Topics : National Arts Centre , Toronto
Toronto's Diamond + Schmitt Architects will be paid less than $100,000 to do the design work. It won the contract through a "competitive invitational" request for proposals over five other companies, the NAC said. The competitors' names and bid amounts were not disclosed.

With the city of Ottawa planning a transit station with two pedestrian access points "right outside the NAC" for 2018, the partially federally funded arts institution determined it was a good opportunity to make changes to the area, said spokesperson Carl Martin.

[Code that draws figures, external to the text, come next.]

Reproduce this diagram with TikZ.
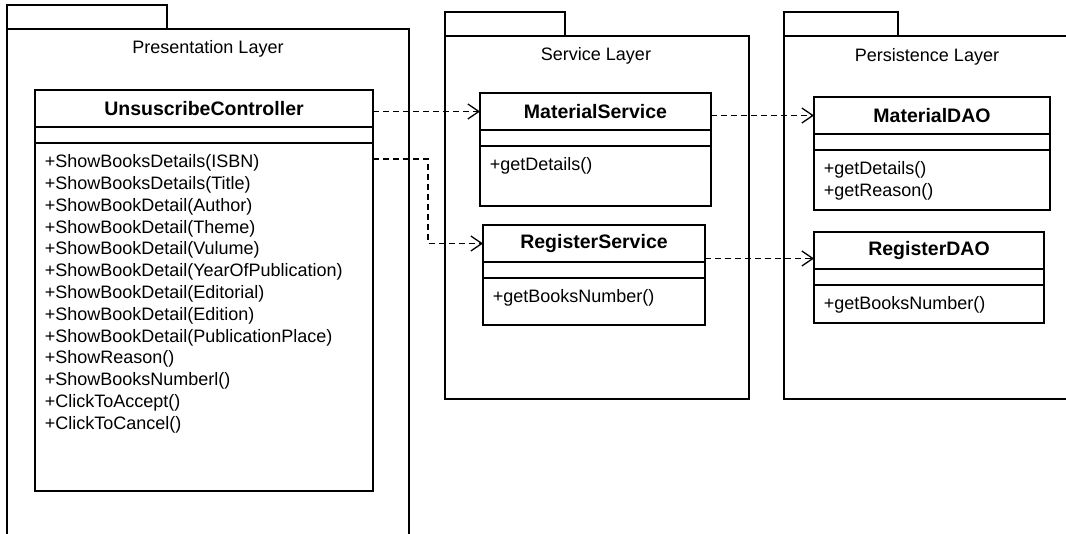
\documentclass[tikz,border=0pt]{standalone}
\usepackage{fontspec}
\setmainfont{Liberation Sans}
\usetikzlibrary{arrows.meta,positioning}

\begin{document}
\begin{tikzpicture}[x=1pt, y=-1pt, line width=1.5pt,
  font=\fontsize{18}{21.8}\selectfont,
  box/.style={draw, rectangle, outer sep=0pt, inner sep=0pt},
  cname/.style={box, anchor=north west, font=\fontsize{19.5}{21.8}\selectfont\bfseries, minimum height=37pt},
  blank/.style={box, minimum height=16pt},
  ops/.style={align=left, inner xsep=9pt, inner ysep=11pt, anchor=north west},
  dep/.style={line width=1.3pt, dash pattern=on 6pt off 4pt, -{Straight Barb[length=11pt, width=15pt]}}]
  \useasboundingbox (0,0) rectangle (1066,534);

  % packages
  \draw (7,5) rectangle (167,29);
  \draw (7,534) -- (7,29) -- (409,29) -- (409,534);
  \node (presLbl) at (208,49) {Presentation Layer};
  \draw (445,12) rectangle (565,36);
  \draw (445,36) rectangle (749,399);
  \node (servLbl) at (596,56) {Service Layer};
  \draw (784,12) rectangle (898,36);
  \draw (1066,36) -- (784,36) -- (784,399) -- (1066,399);
  \node (persLbl) at (927,57) {Persistence Layer};

  % UnsuscribeController
  \node (ctrlT) [cname, minimum width=338pt] at (35,90) {UnsuscribeController};
  \node (ctrlE) [blank, minimum width=338pt, below=0pt of ctrlT] {};
  \node (ctrlM) [box, minimum width=338pt, minimum height=348pt, below=0pt of ctrlE] {};
  \node (ctrlOps) [ops] at (ctrlM.north west)
    {+ShowBooksDetails(ISBN)\\ +ShowBooksDetails(Title)\\ +ShowBookDetail(Author)\\
     +ShowBookDetail(Theme)\\ +ShowBookDetail(Vulume)\\ +ShowBookDetail(YearOfPublication)\\
     +ShowBookDetail(Editorial)\\ +ShowBookDetail(Edition)\\ +ShowBookDetail(PublicationPlace)\\
     +ShowReason()\\ +ShowBooksNumberl()\\ +ClickToAccept()\\ +ClickToCancel()};

  % MaterialService
  \node (msT) [cname, minimum width=231pt] at (480,93) {MaterialService};
  \node (msE) [blank, minimum width=231pt, below=0pt of msT] {};
  \node (msM) [box, minimum width=231pt, minimum height=60pt, below=0pt of msE] {};
  \node (msOps) [ops] at (msM.north west) {+getDetails()};

  % RegisterService
  \node (rsT) [cname, minimum width=222pt] at (483,225) {RegisterService};
  \node (rsE) [blank, minimum width=222pt, below=0pt of rsT] {};
  \node (rsM) [box, minimum width=222pt, minimum height=47pt, below=0pt of rsE] {};
  \node (rsOps) [ops] at (rsM.north west) {+getBooksNumber()};

  % MaterialDAO
  \node (mdaoT) [cname, minimum width=236pt] at (814,97) {MaterialDAO};
  \node (mdaoE) [blank, minimum width=236pt, below=0pt of mdaoT] {};
  \node (mdaoM) [box, minimum width=236pt, minimum height=60pt, below=0pt of mdaoE] {};
  \node (mdaoOps) [ops] at (mdaoM.north west) {+getDetails()\\ +getReason()};

  % RegisterDAO
  \node (rdaoT) [cname, minimum width=230pt] at (814,232) {RegisterDAO};
  \node (rdaoE) [blank, minimum width=230pt, below=0pt of rdaoT] {};
  \node (rdaoM) [box, minimum width=230pt, minimum height=38pt, below=0pt of rdaoE] {};
  \node (rdaoOps) [ops] at (rdaoM.north west) {+getBooksNumber()};

  % dependencies
  \coordinate (ctrlOut) at ([yshift=-16pt]ctrlM.north east);
  \coordinate (rdaoIn) at ([yshift=-8pt]rdaoT.west);
  \draw[dep] (ctrlT.east |- msT.west) -- (msT.west);
  \draw[dep] (ctrlOut) -- ++(55,0) |- (rsT.west);
  \draw[dep] (msT.east |- mdaoT.west) -- (mdaoT.west);
  \draw[dep] (rsT.east |- rdaoIn) -- (rdaoIn);
\end{tikzpicture}
\end{document}
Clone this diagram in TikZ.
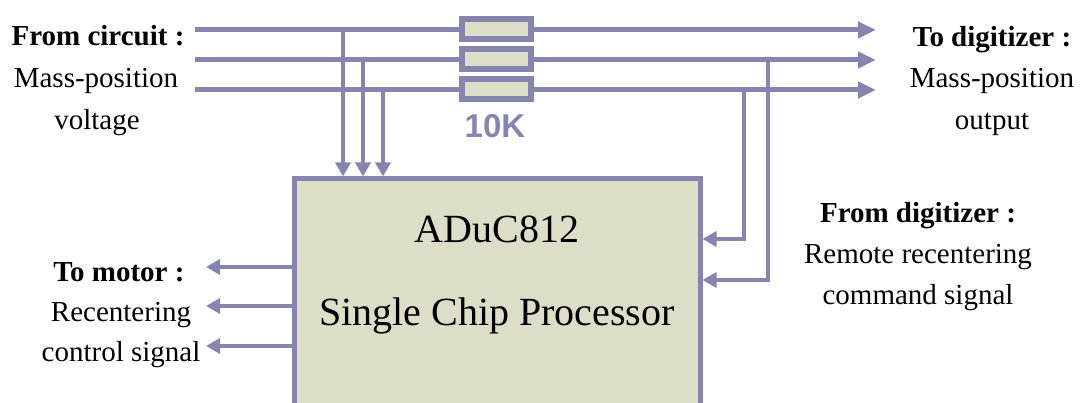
\documentclass[tikz,border=0pt]{standalone}
\usepackage{fontspec}
\setmainfont{Liberation Serif}
\newfontfamily\arialfont{Liberation Sans}
\usetikzlibrary{arrows.meta}
\definecolor{wire}{RGB}{133,133,176}
\definecolor{chip}{RGB}{221,221,200}
\begin{document}
\begin{tikzpicture}[x=1pt,y=-1pt,
  bus/.style={draw=wire, line width=5pt, -{Triangle[length=18pt,width=16pt]}},
  tap/.style={draw=wire, line width=4pt, -{Triangle[length=14pt,width=15pt]}},
  res/.style={draw=wire, fill=chip, line width=6pt, minimum width=69pt, minimum height=20pt, inner sep=0pt},
  chipstyle/.style={draw=wire, fill=chip, line width=5pt, minimum width=406pt, minimum height=262pt, inner sep=0pt},
  lbl/.style={font=\fontsize{29}{35}\selectfont, anchor=base, inner sep=0pt},
  hd/.style={lbl, font=\fontsize{29}{35}\selectfont\bfseries},
  big/.style={font=\fontsize{40}{48}\selectfont, anchor=base, inner sep=0pt},
  reslbl/.style={font=\arialfont\bfseries\fontsize{33}{38}\selectfont, text=wire, anchor=base, inner sep=0pt}
]
\useasboundingbox (0,0) rectangle (1080,403);
\clip (0,0) rectangle (1080,403);

% input / output points
\coordinate (in1) at (195,30);
\coordinate (in2) at (195,60);
\coordinate (in3) at (195,90);
\coordinate (out1) at (876,30);
\coordinate (out2) at (876,60);
\coordinate (out3) at (876,90);

% main signal lines
\draw[bus] (in1) -- (out1);
\draw[bus] (in2) -- (out2);
\draw[bus] (in3) -- (out3);

% resistors
\node[res] (r1) at (496.5,29) {};
\node[res] (r2) at (496.5,59) {};
\node[res] (r3) at (496.5,89) {};
\node[reslbl] (rlbl) at (495,138) {10K};

% chip
\node[chipstyle] (chipbox) at (497,310) {};
\node[big] (t1) at (497,243) {ADuC812};
\node[big] (t2) at (497,326) {Single Chip Processor};

% taps into chip
\coordinate (d1) at (343,30);
\coordinate (d2) at (363,60);
\coordinate (d3) at (383,90);
\draw[tap] (d1) -- (d1 |- chipbox.north);
\draw[tap] (d2) -- (d2 |- chipbox.north);
\draw[tap] (d3) -- (d3 |- chipbox.north);

% feedback from digitizer
\coordinate (f1) at (744,90);
\coordinate (f1b) at (744,239);
\coordinate (f2) at (768,60);
\coordinate (f2b) at (768,280);
\draw[tap] (f1) -- (f1b) -- (chipbox.east |- f1b);
\draw[tap] (f2) -- (f2b) -- (chipbox.east |- f2b);

% to motor
\coordinate (m1) at (206,267);
\coordinate (m2) at (206,306);
\coordinate (m3) at (206,346);
\draw[tap] (chipbox.west |- m1) -- (m1);
\draw[tap] (chipbox.west |- m2) -- (m2);
\draw[tap] (chipbox.west |- m3) -- (m3);

% labels
\node[hd]  (lc1) at (98,46)  {From circuit :};
\node[lbl] (lc2) at (96,88)  {Mass-position};
\node[lbl] (lc3) at (97,130) {voltage};

\node[hd]  (ld1) at (992,47)  {To digitizer :};
\node[lbl] (ld2) at (992,88)  {Mass-position};
\node[lbl] (ld3) at (992,130) {output};

\node[hd]  (lr1) at (918,223) {From digitizer :};
\node[lbl] (lr2) at (918,264) {Remote recentering};
\node[lbl] (lr3) at (918,305) {command signal};

\node[hd]  (lm1) at (119,282) {To motor :};
\node[lbl] (lm2) at (121,322) {Recentering};
\node[lbl] (lm3) at (121,362) {control signal};
\end{tikzpicture}
\end{document}
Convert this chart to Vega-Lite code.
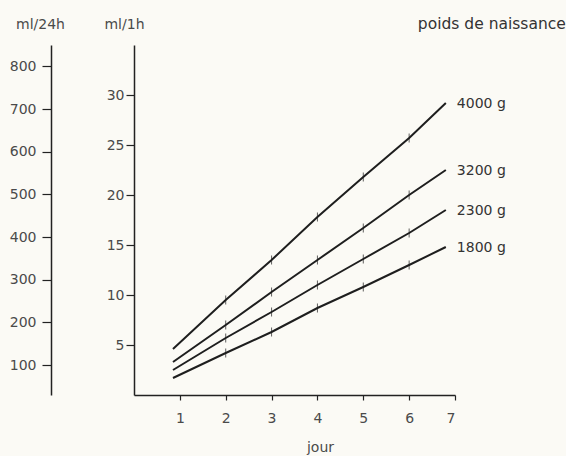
{
  "$schema": "https://vega.github.io/schema/vega-lite/v6.json",
  "width": 321,
  "height": 350,
  "background": "#fbfaf5",
  "padding": {"left": 9, "top": 16, "right": 5, "bottom": 5},
  "config": {
    "view": {"stroke": null},
    "font": "DejaVu Sans",
    "axis": {"grid": false, "domainColor": "#222", "tickColor": "#222", "labelColor": "#4a4a4a", "labelFontSize": 14, "titleFontWeight": "normal", "titleColor": "#4a4a4a", "titleFontSize": 14, "domainWidth": 1.5, "tickWidth": 1.2}
  },
  "title": {"text": "poids de naissance", "anchor": "end", "frame": "bounds", "fontSize": 15.5, "fontWeight": "normal", "color": "#333", "offset": -15, "dx": 60},
  "datasets": {
    "lignes": [
      {"poids": "4000 g", "jour": 0.85, "ml": 4.6, "tick": 0},
      {"poids": "4000 g", "jour": 2, "ml": 9.5, "tick": 1},
      {"poids": "4000 g", "jour": 3, "ml": 13.5, "tick": 1},
      {"poids": "4000 g", "jour": 4, "ml": 17.8, "tick": 1},
      {"poids": "4000 g", "jour": 5, "ml": 21.8, "tick": 1},
      {"poids": "4000 g", "jour": 6, "ml": 25.7, "tick": 1},
      {"poids": "4000 g", "jour": 6.8, "ml": 29.2, "tick": 0},
      {"poids": "3200 g", "jour": 0.85, "ml": 3.3, "tick": 0},
      {"poids": "3200 g", "jour": 2, "ml": 7.0, "tick": 1},
      {"poids": "3200 g", "jour": 3, "ml": 10.3, "tick": 1},
      {"poids": "3200 g", "jour": 4, "ml": 13.5, "tick": 1},
      {"poids": "3200 g", "jour": 5, "ml": 16.7, "tick": 1},
      {"poids": "3200 g", "jour": 6, "ml": 20.0, "tick": 1},
      {"poids": "3200 g", "jour": 6.8, "ml": 22.5, "tick": 0},
      {"poids": "2300 g", "jour": 0.85, "ml": 2.5, "tick": 0},
      {"poids": "2300 g", "jour": 2, "ml": 5.7, "tick": 1},
      {"poids": "2300 g", "jour": 3, "ml": 8.3, "tick": 1},
      {"poids": "2300 g", "jour": 4, "ml": 11.0, "tick": 1},
      {"poids": "2300 g", "jour": 5, "ml": 13.6, "tick": 1},
      {"poids": "2300 g", "jour": 6, "ml": 16.2, "tick": 1},
      {"poids": "2300 g", "jour": 6.8, "ml": 18.5, "tick": 0},
      {"poids": "1800 g", "jour": 0.85, "ml": 1.7, "tick": 0},
      {"poids": "1800 g", "jour": 2, "ml": 4.2, "tick": 1},
      {"poids": "1800 g", "jour": 3, "ml": 6.3, "tick": 1},
      {"poids": "1800 g", "jour": 4, "ml": 8.7, "tick": 1},
      {"poids": "1800 g", "jour": 5, "ml": 10.8, "tick": 1},
      {"poids": "1800 g", "jour": 6, "ml": 13.0, "tick": 1},
      {"poids": "1800 g", "jour": 6.8, "ml": 14.8, "tick": 0}
    ],
    "axe24": [
      {"v": 100}, {"v": 200}, {"v": 300}, {"v": 400}, {"v": 500}, {"v": 600}, {"v": 700}, {"v": 800}
    ]
  },
  "layer": [
    {
      "data": {"name": "lignes"},
      "encoding": {
        "x": {"field": "jour", "type": "quantitative", "scale": {"domain": [0, 7], "nice": false},
          "axis": {"values": [1, 2, 3, 4, 5, 6, 7], "tickSize": 5, "labelPadding": 11, "title": "jour", "titleX": 186, "titleY": 52, "titleBaseline": "middle", "titleAlign": "center"}},
        "y": {"field": "ml", "type": "quantitative", "scale": {"domain": [0, 35], "nice": false},
          "axis": {"values": [5, 10, 15, 20, 25, 30], "tickSize": 8, "labelPadding": 2, "title": "ml/1h", "titleAngle": 0, "titleX": -10, "titleY": -21, "titleAlign": "center", "titleBaseline": "middle"}}
      },
      "layer": [
        {"mark": {"type": "line", "color": "#1e1e1e", "strokeWidth": 2}, "encoding": {"detail": {"field": "poids"}}},
        {"transform": [{"filter": "datum.tick == 1"}], "mark": {"type": "tick", "orient": "vertical", "color": "#1e1e1e", "size": 9, "thickness": 1}},
        {"transform": [{"filter": "datum.jour > 6.5"}], "mark": {"type": "text", "align": "left", "dx": 11, "dy": 1, "fontSize": 14, "color": "#333"}, "encoding": {"text": {"field": "poids"}}}
      ]
    },
    {
      "data": {"name": "axe24"},
      "mark": {"type": "point", "opacity": 0},
      "encoding": {
        "y": {"field": "v", "type": "quantitative", "scale": {"domain": [30, 850], "nice": false},
          "axis": {"orient": "left", "offset": 83, "values": [100, 200, 300, 400, 500, 600, 700, 800], "tickSize": 9, "labelPadding": 6, "title": "ml/24h", "titleAngle": 0, "titleX": -11, "titleY": -21, "titleAlign": "center", "titleBaseline": "middle"}}
      }
    }
  ],
  "resolve": {"scale": {"y": "independent"}}
}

"The NAC has hired Diamond + Schmitt to look at how those access points can be maximized as we expect millions of transit users to use the LRT system and have easier potential access to Canada's largest performing arts centre," he wrote in an e-mail to OBJ.

Although the design work is being done, there is no guarantee that this will translate into an actual construction project, he cautioned.

"There has been no commitment made for any design or construction work at the National Arts Centre," he wrote.

"This is part of routine long-term planning that the NAC does from time to time. For example, back in 2002 the NAC went through a similar exercise and commissioned a series of schematic design concepts. Those concepts were studied and never developed for various reasons."

Should the project move forward, it would be ideally ready in 2017 for the 150th anniversary of Canada's founding on July 1, noted the request for proposals on the NAC's website.

The NAC, noted the documents, is seeking to "enhance the architectural visibility and appeal" of the 42-year-old building with a "transparent and inviting entrance complex ... to attract a new generation of users to the NAC."

But the design, the document added, will need to be respectful of the NAC's 2006 designation as a National Historic Site by the Monuments Board of Canada.

The brown-sided building was designed by the architectural firm Affleck, Desbarats, Dimakopoulos, Lebensold. Fred Lebensold, which the NAC called "one of North America's foremost theatre designers," led the project.

The NAC receives half of its funds from the federal government. The other half is raised through ticket sales, parking fees, food, performance hall rentals and fundraising.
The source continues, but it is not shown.